Hecla Mining Company

September 9, 2008

Page 2

 

submitted to us as copies conform to the originals of those documents; (iv) each natural person signing any document reviewed by us had the legal capacity to do so; (v) each person signing in a representative capacity any document reviewed by us had authority to sign in such capacity; and (vi) the Purchase Agreement has been duly authorized and validly executed and delivered by the Company and the other parties thereto.

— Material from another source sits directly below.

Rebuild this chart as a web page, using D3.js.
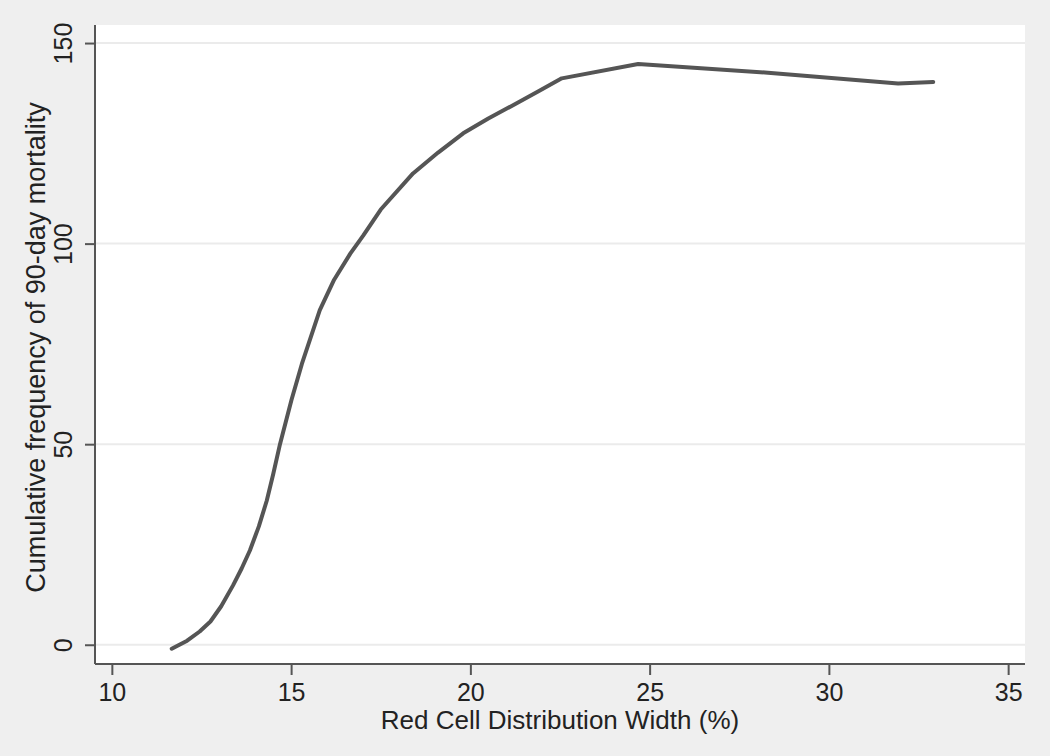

Based upon the foregoing, we are of the opinion that when the Asset Sale is consummated in accordance with the Purchase Agreement, and the Shares are delivered in exchange for the Assets as contemplated by the Purchase Agreement, the Shares issued in the Asset Sale will be validly issued, fully paid, and non-assessable.

The opinion and other matters in this letter are qualified in their entirety by, and subject to, the following:

i. We express no opinion as to the laws of any jurisdiction other than the Included Laws. For purposes of this opinion, the term “Included Laws” means the Laws of the State of Delaware that are, in our experience, normally applicable to the matters covered by our opinion, including the General Corporation Law of the State of Delaware, any applicable provisions of the Constitution of the State of Delaware, and applicable judicial decisions. We do not express any opinions as to any other laws or the laws of any other jurisdiction.

ii. This letter and the matters addressed herein are as of the date hereof, and we undertake no, and hereby disclaim any, obligation to advise you of any change in any matter set forth herein, whether based on a change in the law, a change in any fact relating to the Company or any other person or entity, including governmental authorities (each such person or entity being a “Person”), or any other circumstance. This opinion letter is limited to the matters expressly stated herein and no opinions are to be inferred or may be implied beyond the opinions expressly set forth herein.

We consent to the filing of this opinion with the Commission as an exhibit to the Registration Statement and to the references made to our firm under the caption “Legal Matters” in the proxy statement/prospectus forming a part of the Registration Statement. In giving this consent, we do not admit that we are within the category of persons whose consent is required by Section 7 of the Act. Without our prior consent, this letter may not be quoted in whole or in part or otherwise referred to in any other document and may not be otherwise furnished or disclosed to or used by any other Person.